Figure scripts
◇ ◇ ◇

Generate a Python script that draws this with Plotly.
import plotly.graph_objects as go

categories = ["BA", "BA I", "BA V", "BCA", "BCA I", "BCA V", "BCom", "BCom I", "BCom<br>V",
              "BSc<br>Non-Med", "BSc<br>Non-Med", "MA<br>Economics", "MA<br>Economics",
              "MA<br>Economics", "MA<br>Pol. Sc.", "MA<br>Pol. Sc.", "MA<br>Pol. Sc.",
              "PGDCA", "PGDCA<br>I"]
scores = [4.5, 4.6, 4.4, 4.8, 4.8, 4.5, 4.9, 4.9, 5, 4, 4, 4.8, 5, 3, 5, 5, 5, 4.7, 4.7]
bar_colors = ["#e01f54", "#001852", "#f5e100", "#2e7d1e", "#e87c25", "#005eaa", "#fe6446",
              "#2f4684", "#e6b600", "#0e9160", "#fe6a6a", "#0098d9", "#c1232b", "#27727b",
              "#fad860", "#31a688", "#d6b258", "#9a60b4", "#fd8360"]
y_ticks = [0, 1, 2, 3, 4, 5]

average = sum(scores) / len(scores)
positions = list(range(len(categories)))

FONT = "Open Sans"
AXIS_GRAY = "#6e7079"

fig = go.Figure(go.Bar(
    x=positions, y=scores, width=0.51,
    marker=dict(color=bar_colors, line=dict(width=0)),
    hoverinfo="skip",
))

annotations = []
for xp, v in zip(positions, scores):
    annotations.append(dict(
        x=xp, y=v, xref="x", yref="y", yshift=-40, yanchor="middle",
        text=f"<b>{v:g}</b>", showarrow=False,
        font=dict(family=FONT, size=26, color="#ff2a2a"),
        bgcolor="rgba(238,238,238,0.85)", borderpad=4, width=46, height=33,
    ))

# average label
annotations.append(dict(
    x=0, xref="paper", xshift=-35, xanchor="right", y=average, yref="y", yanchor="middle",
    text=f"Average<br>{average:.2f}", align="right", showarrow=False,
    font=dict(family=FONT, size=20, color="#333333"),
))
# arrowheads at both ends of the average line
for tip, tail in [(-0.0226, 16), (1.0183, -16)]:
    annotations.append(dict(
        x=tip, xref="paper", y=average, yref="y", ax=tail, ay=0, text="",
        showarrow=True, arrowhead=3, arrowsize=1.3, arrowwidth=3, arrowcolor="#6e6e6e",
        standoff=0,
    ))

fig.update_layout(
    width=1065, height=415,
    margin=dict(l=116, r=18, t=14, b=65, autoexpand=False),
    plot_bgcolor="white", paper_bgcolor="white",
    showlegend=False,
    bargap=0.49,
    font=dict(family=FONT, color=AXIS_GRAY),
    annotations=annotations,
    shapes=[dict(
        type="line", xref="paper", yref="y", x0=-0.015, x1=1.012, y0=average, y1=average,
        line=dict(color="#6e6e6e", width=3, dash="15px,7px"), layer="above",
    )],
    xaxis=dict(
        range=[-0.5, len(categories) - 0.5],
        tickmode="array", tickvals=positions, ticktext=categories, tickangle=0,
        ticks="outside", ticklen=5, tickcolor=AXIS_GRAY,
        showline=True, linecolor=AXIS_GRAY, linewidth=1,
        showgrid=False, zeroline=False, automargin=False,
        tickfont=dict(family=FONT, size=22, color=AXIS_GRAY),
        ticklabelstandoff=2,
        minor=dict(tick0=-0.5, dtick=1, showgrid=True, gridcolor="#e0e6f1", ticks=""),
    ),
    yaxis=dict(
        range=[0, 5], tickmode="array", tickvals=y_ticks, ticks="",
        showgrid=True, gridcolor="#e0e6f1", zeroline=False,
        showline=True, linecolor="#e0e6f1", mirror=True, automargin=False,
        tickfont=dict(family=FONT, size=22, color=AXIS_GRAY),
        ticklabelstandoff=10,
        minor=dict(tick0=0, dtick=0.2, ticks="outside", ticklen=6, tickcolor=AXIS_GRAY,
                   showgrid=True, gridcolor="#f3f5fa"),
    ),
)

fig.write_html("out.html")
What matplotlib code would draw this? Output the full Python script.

◇ ◇ ◇

## REQUIREMENTS
Each record above should be returned exactly as it appears.

## CORRECT RESPONSE
Generate a Python script that draws this with Plotly.
import plotly.graph_objects as go

categories = ["BA", "BA I", "BA V", "BCA", "BCA I", "BCA V", "BCom", "BCom I", "BCom<br>V",
              "BSc<br>Non-Med", "BSc<br>Non-Med", "MA<br>Economics", "MA<br>Economics",
              "MA<br>Economics", "MA<br>Pol. Sc.", "MA<br>Pol. Sc.", "MA<br>Pol. Sc.",
              "PGDCA", "PGDCA<br>I"]
scores = [4.5, 4.6, 4.4, 4.8, 4.8, 4.5, 4.9, 4.9, 5, 4, 4, 4.8, 5, 3, 5, 5, 5, 4.7, 4.7]
bar_colors = ["#e01f54", "#001852", "#f5e100", "#2e7d1e", "#e87c25", "#005eaa", "#fe6446",
              "#2f4684", "#e6b600", "#0e9160", "#fe6a6a", "#0098d9", "#c1232b", "#27727b",
              "#fad860", "#31a688", "#d6b258", "#9a60b4", "#fd8360"]
y_ticks = [0, 1, 2, 3, 4, 5]

average = sum(scores) / len(scores)
positions = list(range(len(categories)))

FONT = "Open Sans"
AXIS_GRAY = "#6e7079"

fig = go.Figure(go.Bar(
    x=positions, y=scores, width=0.51,
    marker=dict(color=bar_colors, line=dict(width=0)),
    hoverinfo="skip",
))

annotations = []
for xp, v in zip(positions, scores):
    annotations.append(dict(
        x=xp, y=v, xref="x", yref="y", yshift=-40, yanchor="middle",
        text=f"<b>{v:g}</b>", showarrow=False,
        font=dict(family=FONT, size=26, color="#ff2a2a"),
        bgcolor="rgba(238,238,238,0.85)", borderpad=4, width=46, height=33,
    ))

# average label
annotations.append(dict(
    x=0, xref="paper", xshift=-35, xanchor="right", y=average, yref="y", yanchor="middle",
    text=f"Average<br>{average:.2f}", align="right", showarrow=False,
    font=dict(family=FONT, size=20, color="#333333"),
))
# arrowheads at both ends of the average line
for tip, tail in [(-0.0226, 16), (1.0183, -16)]:
    annotations.append(dict(
        x=tip, xref="paper", y=average, yref="y", ax=tail, ay=0, text="",
        showarrow=True, arrowhead=3, arrowsize=1.3, arrowwidth=3, arrowcolor="#6e6e6e",
        standoff=0,
    ))

fig.update_layout(
    width=1065, height=415,
    margin=dict(l=116, r=18, t=14, b=65, autoexpand=False),
    plot_bgcolor="white", paper_bgcolor="white",
    showlegend=False,
    bargap=0.49,
    font=dict(family=FONT, color=AXIS_GRAY),
    annotations=annotations,
    shapes=[dict(
        type="line", xref="paper", yref="y", x0=-0.015, x1=1.012, y0=average, y1=average,
        line=dict(color="#6e6e6e", width=3, dash="15px,7px"), layer="above",
    )],
    xaxis=dict(
        range=[-0.5, len(categories) - 0.5],
        tickmode="array", tickvals=positions, ticktext=categories, tickangle=0,
        ticks="outside", ticklen=5, tickcolor=AXIS_GRAY,
        showline=True, linecolor=AXIS_GRAY, linewidth=1,
        showgrid=False, zeroline=False, automargin=False,
        tickfont=dict(family=FONT, size=22, color=AXIS_GRAY),
        ticklabelstandoff=2,
        minor=dict(tick0=-0.5, dtick=1, showgrid=True, gridcolor="#e0e6f1", ticks=""),
    ),
    yaxis=dict(
        range=[0, 5], tickmode="array", tickvals=y_ticks, ticks="",
        showgrid=True, gridcolor="#e0e6f1", zeroline=False,
        showline=True, linecolor="#e0e6f1", mirror=True, automargin=False,
        tickfont=dict(family=FONT, size=22, color=AXIS_GRAY),
        ticklabelstandoff=10,
        minor=dict(tick0=0, dtick=0.2, ticks="outside", ticklen=6, tickcolor=AXIS_GRAY,
                   showgrid=True, gridcolor="#f3f5fa"),
    ),
)

fig.write_html("out.html")
What matplotlib code would draw this? Output the full Python script.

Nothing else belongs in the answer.